ONAN. Painted Glass WindowROSE, Alan [National Lampoon]
A original painted glass panel depicting Onan designed by Alan Rose for National Lampoon's December 1974 Issue, Vol. 1, No. 57, entitled "The Judeo-Christian Tradition. The Joy of Sects". 483x358mm. The panel, which is painted to look like traditional church stained glass, shows the figure of a man surrounded by a gothic niche which itself is placed inside a pointed arch. Beneath the human figure is the word "Onan" which identifies the man and explains the leery grimace on his face and the white splashes that surround him. In addition to the white, the glass is painted red, green, blue, yellow and mauve and pink. The edge of the pointed arch is painted with a thick black line. The edges of the glass are protected by tape. There is a small amount of scratching to the glass at the bottom resulting in a slight loss of paint but overall it is in very good condition. Alan Rose described how he made the panel from two sheets of painted glass to create the depth of image.

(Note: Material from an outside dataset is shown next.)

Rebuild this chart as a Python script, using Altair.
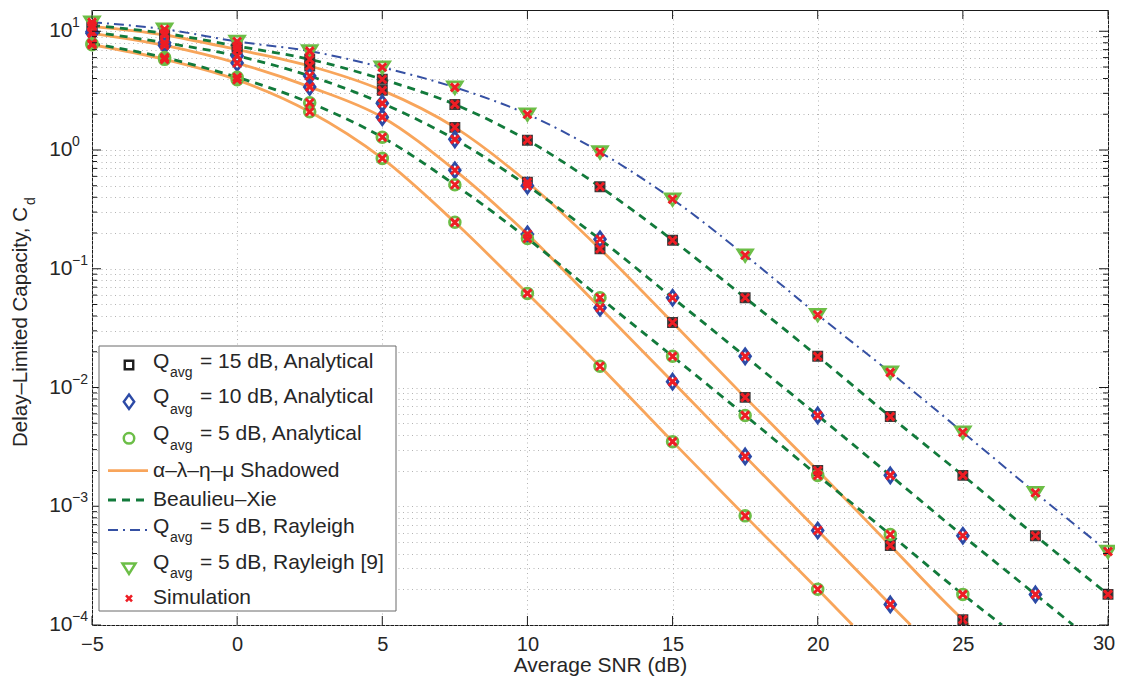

For the Christmas 1974 issue, National Lampoon decided to direct their “take no prisoners” anarchic satire at religion. It was surprisingly ecumenical with articles entitled “Good Friday the Rabbi Ate Pork”, “Catholic Sex Index” and “The Fatima Letter”. Much of the illustration, including this Onan stained glass window a picture of which featured in the issue, was done by Alan Rose, a friend of P.J.O’Rourke who had joined National Lampoon in 1973. Rose brought a rather more cultured and versatile style to National Lampoon’s illustrations. The magazine had a strongish devotion to Onan whom they described as the “Patron Saint of Small Families”. Onan featured in various articles over the years perhaps reflecting the magazine’s core readership of awkward teenage boys. The “Judeo-Christian Tradition” was, unsurprisingly, controversial resulting in much religious indignation and the loss of some quite hefty advertising revenue. But is has become one of the most celebrated of all National Lampoon issues and this panel is a superb, unique survival from the mad, creative energy which defined the magazine.